In accordance with age-old Coast Salish protocol and practice, distinguished speakers at the witnessing ceremony honoured Point in Halkomelem and English for championing literacy while keeping his peoples’ old ways alive. Oral histories and traditions are affirmed at such ceremonies where witnesses recognize and acknowledge the important “work” that is taking place.
After Point was “stood up” and blanketed, he told of how a conversation with Bob Blacker, his aide-de-camp during his term as lieutenant governor, sparked the Write to Read Project that delivers books computers and high speed internet to remote First Nations communities around the province.

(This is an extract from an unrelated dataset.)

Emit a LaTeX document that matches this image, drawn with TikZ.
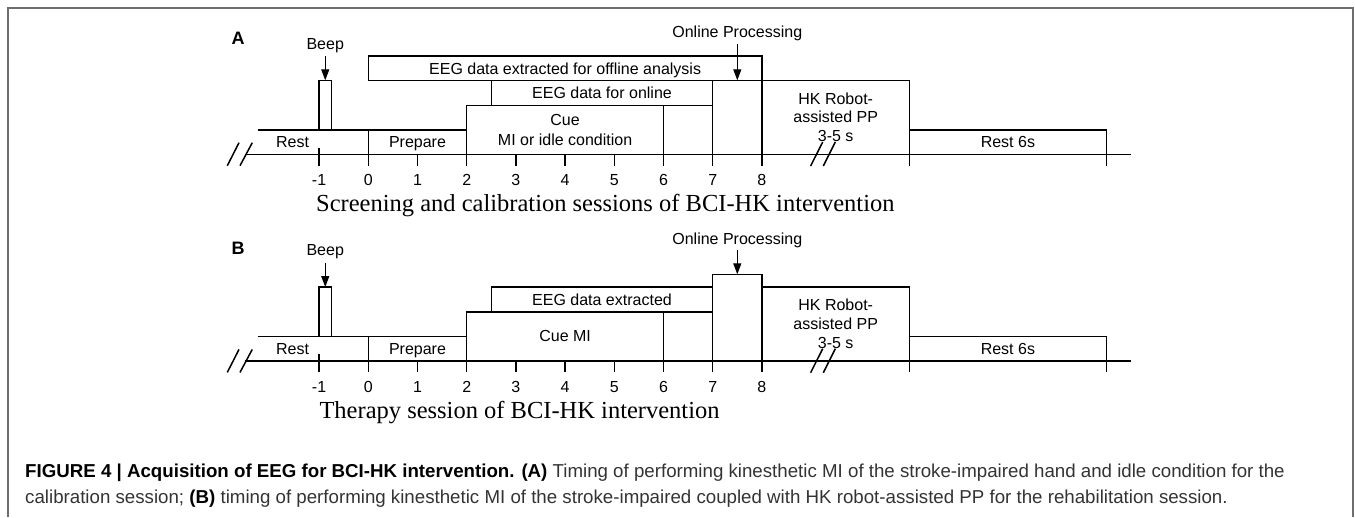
\documentclass[tikz,border=0pt]{standalone}
\usepackage{fontspec}
\setmainfont{Liberation Serif}
\setsansfont{Liberation Sans}
\usetikzlibrary{arrows.meta}
\definecolor{framegray}{HTML}{6E6E6E}
\definecolor{captext}{HTML}{333333}

\begin{document}
\begin{tikzpicture}[x=1pt,y=-1pt,
    every node/.style={inner sep=0pt},
    lbl/.style={font=\sffamily\fontsize{16}{19}\selectfont,text height=11.5pt,text depth=0pt},
    panel/.style={font=\sffamily\bfseries\fontsize{18}{21}\selectfont,text height=12.9pt,text depth=0pt},
    ttl/.style={font=\fontsize{24.5}{28}\selectfont,anchor=base west},
    captxt/.style={font=\sffamily\fontsize{18.7}{26}\selectfont,anchor=base west,text=captext},
    tl/.style={line width=1.5pt},
    pointer/.style={line width=1.2pt,-{Triangle[length=11pt,width=8pt]}}]
\useasboundingbox (0,0) rectangle (1355,517);
\draw[framegray,line width=2pt] (8,517) -- (8,7.5) -- (1353,7.5) -- (1353,517);

% time axis: one unit = one second
\begin{scope}[xshift=368.3pt,x=49.2pt]
\foreach \off/\p/\optop in {0/A/80.3,206.7/B/67.6}{
  \begin{scope}[yshift=-\off pt]
    % axis, ticks and the parts both sessions share
    \draw[tl] (-2.5,154.3) -- (15.5,154.3);
    \draw[tl] (-2.25,130) -- (2,130) (0,130) -- (0,165.7);
    \draw[tl] (-1,130) -- (-1,80.3) -- (-0.75,80.3) -- (-0.75,130);
    \draw[tl] (-1,147.7) -- (-1,165.7);
    \foreach \t in {1,3,4,5} \draw[tl] (\t,154.3) -- (\t,165.7);
    \draw[tl] (2,165.7) -- (2,105.3) -- (7,105.3) (6,105.3) -- (6,165.7);
    \draw[tl] (7,165.7) -- (7,\optop) -- (8,\optop) -- (8,165.7);
    \draw[tl] (8,80.3) -- (11,80.3) -- (11,165.7) (11,130) -- (15,130) -- (15,165.7);
    \draw[tl] (2.5,105.3) -- (2.5,80.3);
    % axis breaks
    \draw[tl] (-2.866,165.7) -- (-2.628,142.7) (-2.608,165.7) -- (-2.358,142.7);
    \draw[tl] (8.99,166) -- (9.236,142) (9.248,166) -- (9.492,142);
    \foreach \t in {-1,...,8} \node[lbl] (tk\p\t) at (\t,180) {\t};
    \node[lbl] (beep\p) at (-0.875,43.3) {Beep};
    \coordinate (beeptop\p) at (-0.875,80.3);
    \draw[pointer] ([yshift=-7pt]beep\p.south) -- (beeptop\p);
    \node[lbl] (onl\p) at (7.5,31.7) {Online Processing};
    \coordinate (optop\p) at (7.5,\optop);
    \draw[pointer] ([yshift=-6pt]onl\p.south) -- (optop\p);
    \node[lbl] (rest\p) at (-1.54,141.7) {Rest};
    \node[lbl] (prep\p) at (1,141.7) {Prepare};
    \node[lbl] (hka\p) at (9.5,98.3) {HK Robot-};
    \node[lbl] (hkb\p) at (9.5,116.7) {assisted PP};
    \node[lbl] (hkc\p) at (9.5,136) {3-5 s};
    \node[lbl] (rsix\p) at (13,141.7) {Rest 6s};
  \end{scope}
}
% A: screening and calibration
\draw[tl] (0,80.3) -- (0,56) -- (8,56) -- (8,80.3) (0,80.3) -- (8,80.3);
\node[panel] (labA) at (-2.648,37.8) {A};
\node[lbl] (offA) at (4,68.3) {EEG data extracted for offline analysis};
\node[lbl] (onA) at (4.75,92.8) {EEG data for online};
\node[lbl] (cueA) at (4,119.3) {Cue};
\node[lbl] (miA) at (4,139.3) {MI or idle condition};
% B: therapy
\begin{scope}[yshift=-206.7pt]
\draw[tl] (2.5,80.3) -- (7,80.3);
\node[panel] (labB) at (-2.648,41.1) {B};
\node[lbl] (exB) at (4.75,92.8) {EEG data extracted};
\node[lbl] (cueB) at (4,129.3) {Cue MI};
\end{scope}
\end{scope}

\node[ttl] (ttlA) at (316,211.7) {Screening and calibration sessions of BCI-HK intervention};
\node[ttl] (ttlB) at (319.3,418.3) {Therapy session of BCI-HK intervention};

\node[captxt] (capa) at (25,477) {{\bfseries\color{black}FIGURE 4 | Acquisition of EEG for BCI-HK intervention. (A)} Timing of performing kinesthetic MI of the stroke-impaired hand and idle condition for the};
\node[captxt] (capb) at (25,503) {calibration session; {\bfseries\color{black}(B)} timing of performing kinesthetic MI of the stroke-impaired coupled with HK robot-assisted PP for the rehabilitation session.};
\end{tikzpicture}
\end{document}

“When we began to bring books out something magic happened because other people started coming with us,” said Point. “Corporations, businesses, Rotarians, they began walking with us. They’re building libraries now, not just bookshelves.”
Point, who is from the Skowkale First Nation, became the province’s first Indigenous lieutenant governor in 2007 after practicing law and serving as a provincial court judge as well as holding positions of influence in First Nations, provincial and federal governments.
The ceremony was connected with a FASSFirst course taught by criminology professor Brenda Morrison called Reading, ‘Riting & Rising Up: Weaving our Narratives on Rights, Justice and Reconciliation. The course is grounded in Coast Salish ceremony and explores themes of rights, justice and reconciliation with guest speakers who tell how they use writing to rise up and enable communities. FASSFirst courses are designed to help new students make a successful transition to university and connect with their professors and peers during their first term.
Indigenous people face many barriers to education due to the ongoing impacts of colonization. Point urged the students from Morrison’s class to get their degrees so they could return to their communities and help their people.
“They’re embarking upon a great time in our history of First Nations as we begin to resolve long-outstanding land claims and begin the long journey towards self-government,” he said. “And when we do that we’re going to need more hands, more educated young people like yourselves.”